Monday, October 19, 2009

Map Reduce

The Map Reduce pattern is quite similar to the Fork/Join pattern.  However, whereas the fork/join pattern recursively subdivides one problem into smaller ones, and combines the results when the stack unwinds, the Map Reduce pattern operates over a large list of independent problems, providing a mechanism to gather results.  The primary difference, then, being whether the units of work to be completed are decompositions of a large monolithic problem, or samples in a search space--independent from one another, but culminating at a solution.
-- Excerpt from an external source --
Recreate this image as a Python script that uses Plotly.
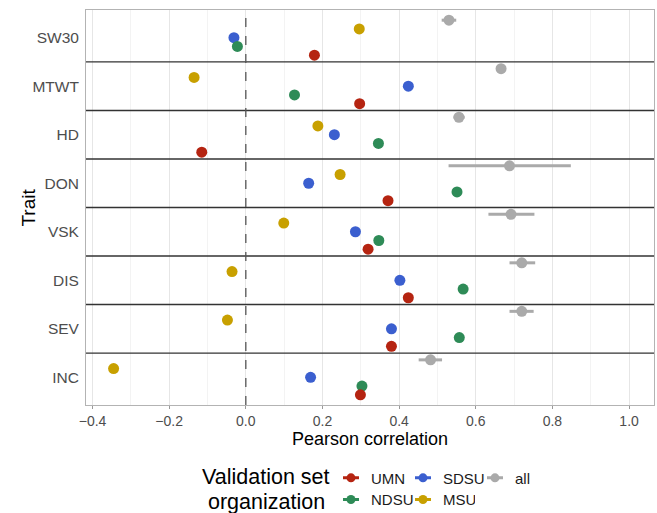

Errors should be handled in a configurable way, allowing the application developer to specify behavior on a case by case basis.  On some problems, failure of any subproblem may prevent the problem from being solved, whereas in, say, a monte carlo simulation, the failure of one task may be essentially inconsequential, presuming that the failure isn't related to a flaw in the underlying model.  As such, the application developer would like to either ignore the error, schedule the task for re-execution (in case the error was transient), or terminate the computation.  We certainly wouldn't want the framework making a decision to terminate the computation, potentially losing all existing computation results, due to a small anomaly in one task.  Hence, a configurable error handling system would be the only way to make a framework general-purpose enough.

I haven't ever used this pattern, and I actually had to a little bit of Wikipedia-ing in order to get a better idea of real applications.

This pattern excels when the majority of the work to be performed is in the "map" function, to be executed independently.  When there are a great deal of interdependencies in the "reduce" function, the pattern won't scale well, as reductions may need to be deferred until other mappings have been performed.  This case may be outside of the scope of the pattern, but if so, it can be added to the list of weaknesses of the pattern.